Statement itu dikeluarkannya tepat sehari setelah mayat Tjie Sun, Minarni, dan Callietos ditemukan polisi di rumah toko (ruko) mereka di Jalan T. Panglima Polem Ujong, Dusun Meurah Inseun, Kampung Mulia, Kecamatan Kuta Alam, Banda Aceh, Senin, 8 Januari 2018. Menurut Irwandi, hukuman mati malah bertujuan melindungi hak asasi manusia di Aceh.
Selang sehari, Pengurus Cabang (PC) Persatuan Dayah Inshafuddin Kabupaten Aceh Barat Daya juga menyatakan sikap mendukung agar pelaku pembunuhan berencana diganjar hukuman maksimum, yaitu hukuman mati.
Pernyataan itu pasca PN Tapaktuan dalam sidang agenda putusan, menjatuhkan vonis hukuman mati terhadap Edi Syahputra (25), terdakwa kasus pembunuhan dua anak dan ibu mertua dari Mulyadi, pejabat pada Dinas Pekerjaan Umum dan Penataan Ruang Abdya.
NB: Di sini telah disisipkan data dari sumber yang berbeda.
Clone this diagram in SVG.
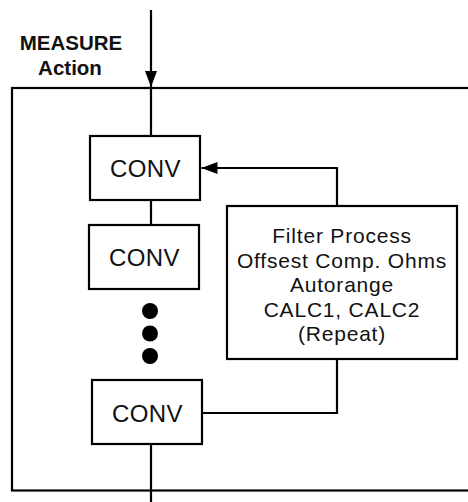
<svg xmlns="http://www.w3.org/2000/svg" width="468" height="502" viewBox="0 0 468 502">
<style>
.box{fill:#fff;stroke:#000;stroke-width:2.2}
.ln{fill:none;stroke:#000;stroke-width:2.2}
.t{font-family:"Liberation Sans",Arial,sans-serif;fill:#111;text-anchor:middle}
.conv{font-size:24px;letter-spacing:0.4px}
.fp{font-size:21px;letter-spacing:0.8px}
.lbl{font-size:20.5px;font-weight:bold}
</style>
<defs>
<marker id="ah" viewBox="0 0 16 12" refX="16" refY="6" markerWidth="16" markerHeight="12" markerUnits="userSpaceOnUse" orient="auto">
<path d="M0,0 L16,6 L0,12 Z" fill="#000"/>
</marker>
</defs>
<rect id="frame" class="ln" x="12" y="88" width="470" height="402.5"/>
<g id="label">
<text class="t lbl" x="71" y="50">MEASURE</text>
<text class="t lbl" x="70" y="75">Action</text>
</g>
<g id="connectors">
<line class="ln" x1="151" y1="10" x2="151" y2="87" marker-end="url(#ah)"/>
<line class="ln" x1="151" y1="88" x2="151" y2="136"/>
<line class="ln" x1="151" y1="200" x2="151" y2="225"/>
<line class="ln" x1="151" y1="444" x2="151" y2="502"/>
<polyline class="ln" points="202,413 337,413 337,359"/>
<polyline class="ln" points="337,206 337,168 201.5,168" marker-end="url(#ah)"/>
</g>
<g id="conv1">
<rect class="box" x="90" y="136" width="110" height="64"/>
<text class="t conv" x="145.5" y="176.5">CONV</text>
</g>
<g id="conv2">
<rect class="box" x="89" y="225" width="110" height="64"/>
<text class="t conv" x="144.5" y="265.5">CONV</text>
</g>
<g id="dots">
<circle cx="150" cy="311" r="8"/>
<circle cx="150" cy="333.5" r="8"/>
<circle cx="150" cy="356" r="8"/>
</g>
<g id="conv3">
<rect class="box" x="92" y="380" width="110" height="64"/>
<text class="t conv" x="147.5" y="421.5">CONV</text>
</g>
<g id="filter">
<rect class="box" x="227" y="206" width="230" height="153"/>
<text class="t fp" x="342" y="243">Filter Process</text>
<text class="t fp" x="342" y="267.5">Offsest Comp. Ohms</text>
<text class="t fp" x="342" y="292">Autorange</text>
<text class="t fp" x="342" y="316.5">CALC1, CALC2</text>
<text class="t fp" x="342" y="340.5">(Repeat)</text>
</g>
</svg>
Kejadian itu tanggal 16 Mei 2017, Desa Meudang Ara, Kecamatan Blangpidie, Kabupaten Abdya. Berarti, ini vonis mati kedua di Aceh, dalam kurun waktu tahun ini.
Selanjutnya, pada Rabu, 14 Maret 2018, Pemerintah Aceh melalui Kantor Hukum Syariah dan HAM Aceh berencana mempertimbangkan untuk memberlakukan hukum pancung sebagai hukuman bagi pembunuh. Kepala Kantor Hukum Syariah dan HAM Aceh, Syukri M. Yusuf, saat itu telah meminta kantornya melakukan studi mengenai pemancungan sebagai metoda eksekusi dalam hukum Islam. Ia mengatakan, rancangan undang-undang akan dibuat setelah riset akademinya selesai dilakukan.
Selayang Pandang Hukuman Mati di Indonesia
Sebagai catatan, berdasarkan review Institute for Criminal Justice Reform (ICJR), Oktober tahun lalu, setidaknya ada sekitar 30 tindak pidana dalam 13 Undang-Undang di Indonesia yang dapat digunakan untuk menjatuhkan pidana mati.
Peneliti ICJR, Erasmus Napitupulu menyebutkan, dari 13 UU tersebut, secara praktik, hanya empat yang sering diterapkan, yakni pembunuhan berencana, narkotik, terosime, kekerasan seksual terhadap anak yang menyebabkan kematian.
Setidaknya tercatat, sejak 2014, hingga Oktober 2017, terdapat 18 orang dieksekusi mati. Sementara dalam periode Januari sampai Juni 2016, ada 26 perkara tuntutan dan 17 vonis mati, sementara dari Juli tahun lalu sampai September 2017, tercatat 45 tuntutan dan 33 putusan.
Sementara itu, didalam laporannya, Amnesty International Indonesia merilis, jumlah eksekusi mati secara global tercatat, di tahun 2016 ada di angka 1.032 dan di tahun 2017 di angka 993. Ada penurunan sampai 4 persen dan 39 persen jika dibandingkan tahun 2015 di angka 1.643. Di tahun 2017, ada 27 negara yang melaksanakan hukuman mati, disamping, terdapat pula negara yang secara signifikan membatasi pemberlakuan hukuman mati.